(178i) Nanomaterials for Biosensing, Drug Delivery, and 3D Bioprinting.

Nanomaterials have facilitated advancements in biomedical applications ranging from diagnostic imaging to targeted drug delivery, and 3D-bioprinting for tissue engineering. This poster introduces three innovative platforms powered by nanomaterials: nanosensor-enabled chemical cystoscopy for bladder cancer diagnosis, biomimetic coacervates for enzyme-responsive drug delivery, and 3D-bioprinted human skins for understanding skin tone impact. First, a library of amphiphilic copolymers was developed to functionalize fluorescent carbon nanotubes for detecting bladder cancer biomarkers. Our 25 promising nanosensors, selected based on sensitivity and selectivity, were grafted onto medical catheter to produce biomedical chemical imaging maps, spatially localizing tumor sites. Second, nano-sized coacervates were developed via the self-assembly of heparin with mussel-inspired peptides. These coacervates involved a thrombin-recognition site within their peptide building block, resulting in the controlled drug release upon thrombin proteolysis. Lastly, human skin was 3D-bioprinted using denatured collagen and synthetic melanin.
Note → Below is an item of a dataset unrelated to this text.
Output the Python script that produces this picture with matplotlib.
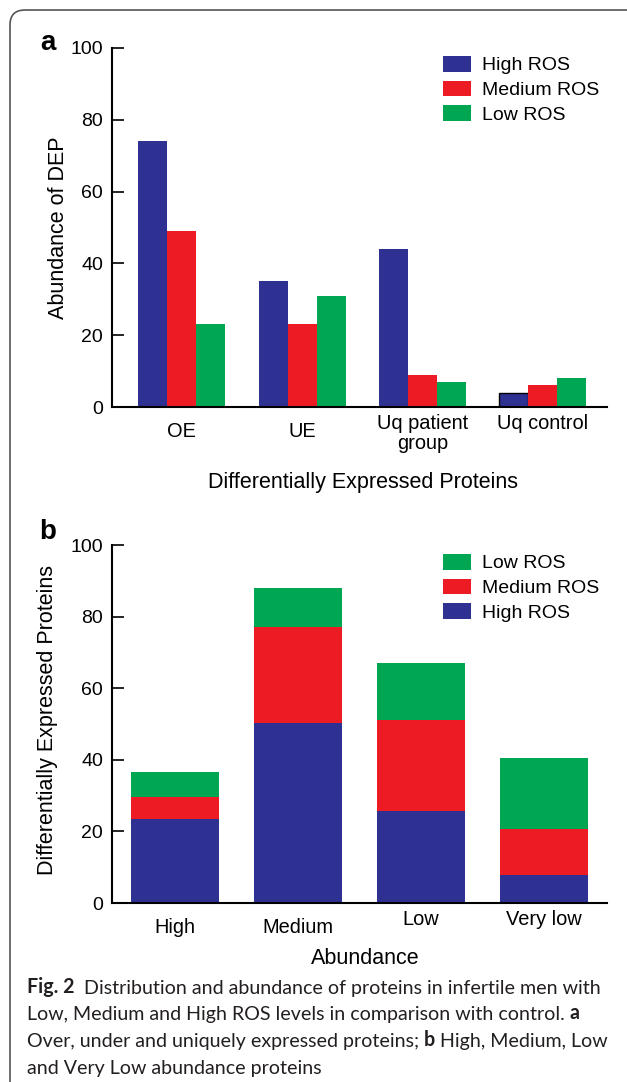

Synthetic melanin nanoparticles matched their absorption and scattering coefficients with real melanosomes, producing similar optical properties to real-human skin. The impact of human skin tone on multiple biomedical optics was evaluated, producing quantitative data to reduce racial-based bias in biomedical optical imaging. Overall, nanomaterials hold significant potential to enhance current diagnostic and therapeutic platforms, ultimately advancing systems for global human health.